• **Supplied information**:

*-*-*

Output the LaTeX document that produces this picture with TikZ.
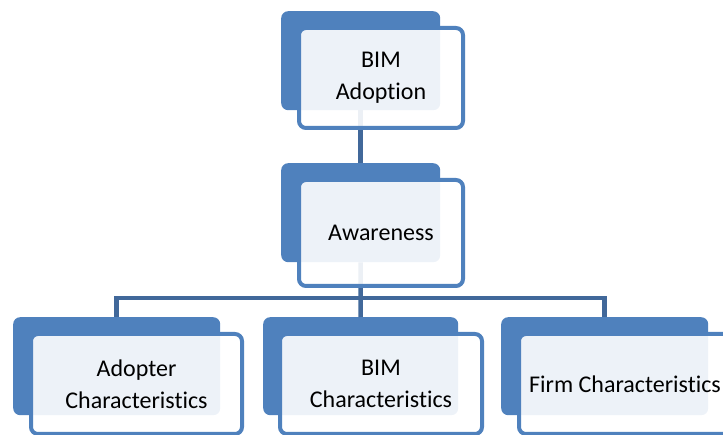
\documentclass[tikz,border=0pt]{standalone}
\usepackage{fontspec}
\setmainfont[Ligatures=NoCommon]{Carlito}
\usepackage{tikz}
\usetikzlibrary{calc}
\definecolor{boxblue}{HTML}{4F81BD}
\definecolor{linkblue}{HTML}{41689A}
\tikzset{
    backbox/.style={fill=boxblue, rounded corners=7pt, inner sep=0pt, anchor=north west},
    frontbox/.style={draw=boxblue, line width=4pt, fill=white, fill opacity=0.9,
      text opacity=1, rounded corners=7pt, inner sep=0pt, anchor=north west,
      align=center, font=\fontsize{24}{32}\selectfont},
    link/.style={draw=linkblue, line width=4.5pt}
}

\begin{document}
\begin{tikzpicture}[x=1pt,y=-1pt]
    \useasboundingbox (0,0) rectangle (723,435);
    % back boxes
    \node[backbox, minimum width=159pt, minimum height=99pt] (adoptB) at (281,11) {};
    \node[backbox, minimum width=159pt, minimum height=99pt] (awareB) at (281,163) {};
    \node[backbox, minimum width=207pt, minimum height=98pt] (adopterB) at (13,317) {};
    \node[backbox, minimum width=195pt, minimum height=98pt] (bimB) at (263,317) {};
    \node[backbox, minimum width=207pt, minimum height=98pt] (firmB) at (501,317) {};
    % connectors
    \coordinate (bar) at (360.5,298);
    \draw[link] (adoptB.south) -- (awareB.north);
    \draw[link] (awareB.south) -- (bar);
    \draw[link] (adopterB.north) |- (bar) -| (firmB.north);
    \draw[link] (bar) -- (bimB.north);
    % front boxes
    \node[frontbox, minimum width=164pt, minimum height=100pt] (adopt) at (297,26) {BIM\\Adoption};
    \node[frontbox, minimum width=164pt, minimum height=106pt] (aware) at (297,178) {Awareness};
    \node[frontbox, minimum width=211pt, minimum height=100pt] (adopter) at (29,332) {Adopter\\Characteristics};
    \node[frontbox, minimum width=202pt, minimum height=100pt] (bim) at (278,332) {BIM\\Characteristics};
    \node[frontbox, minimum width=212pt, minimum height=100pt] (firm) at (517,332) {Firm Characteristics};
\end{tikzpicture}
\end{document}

*-*-*

• **Given problem**:
Drop the images and repeat the data exactly.

• **Complete answer**:
Output the LaTeX document that produces this picture with TikZ.
\documentclass[tikz,border=0pt]{standalone}
\usepackage{fontspec}
\setmainfont[Ligatures=NoCommon]{Carlito}
\usepackage{tikz}
\usetikzlibrary{calc}
\definecolor{boxblue}{HTML}{4F81BD}
\definecolor{linkblue}{HTML}{41689A}
\tikzset{
    backbox/.style={fill=boxblue, rounded corners=7pt, inner sep=0pt, anchor=north west},
    frontbox/.style={draw=boxblue, line width=4pt, fill=white, fill opacity=0.9,
      text opacity=1, rounded corners=7pt, inner sep=0pt, anchor=north west,
      align=center, font=\fontsize{24}{32}\selectfont},
    link/.style={draw=linkblue, line width=4.5pt}
}

\begin{document}
\begin{tikzpicture}[x=1pt,y=-1pt]
    \useasboundingbox (0,0) rectangle (723,435);
    % back boxes
    \node[backbox, minimum width=159pt, minimum height=99pt] (adoptB) at (281,11) {};
    \node[backbox, minimum width=159pt, minimum height=99pt] (awareB) at (281,163) {};
    \node[backbox, minimum width=207pt, minimum height=98pt] (adopterB) at (13,317) {};
    \node[backbox, minimum width=195pt, minimum height=98pt] (bimB) at (263,317) {};
    \node[backbox, minimum width=207pt, minimum height=98pt] (firmB) at (501,317) {};
    % connectors
    \coordinate (bar) at (360.5,298);
    \draw[link] (adoptB.south) -- (awareB.north);
    \draw[link] (awareB.south) -- (bar);
    \draw[link] (adopterB.north) |- (bar) -| (firmB.north);
    \draw[link] (bar) -- (bimB.north);
    % front boxes
    \node[frontbox, minimum width=164pt, minimum height=100pt] (adopt) at (297,26) {BIM\\Adoption};
    \node[frontbox, minimum width=164pt, minimum height=106pt] (aware) at (297,178) {Awareness};
    \node[frontbox, minimum width=211pt, minimum height=100pt] (adopter) at (29,332) {Adopter\\Characteristics};
    \node[frontbox, minimum width=202pt, minimum height=100pt] (bim) at (278,332) {BIM\\Characteristics};
    \node[frontbox, minimum width=212pt, minimum height=100pt] (firm) at (517,332) {Firm Characteristics};
\end{tikzpicture}
\end{document}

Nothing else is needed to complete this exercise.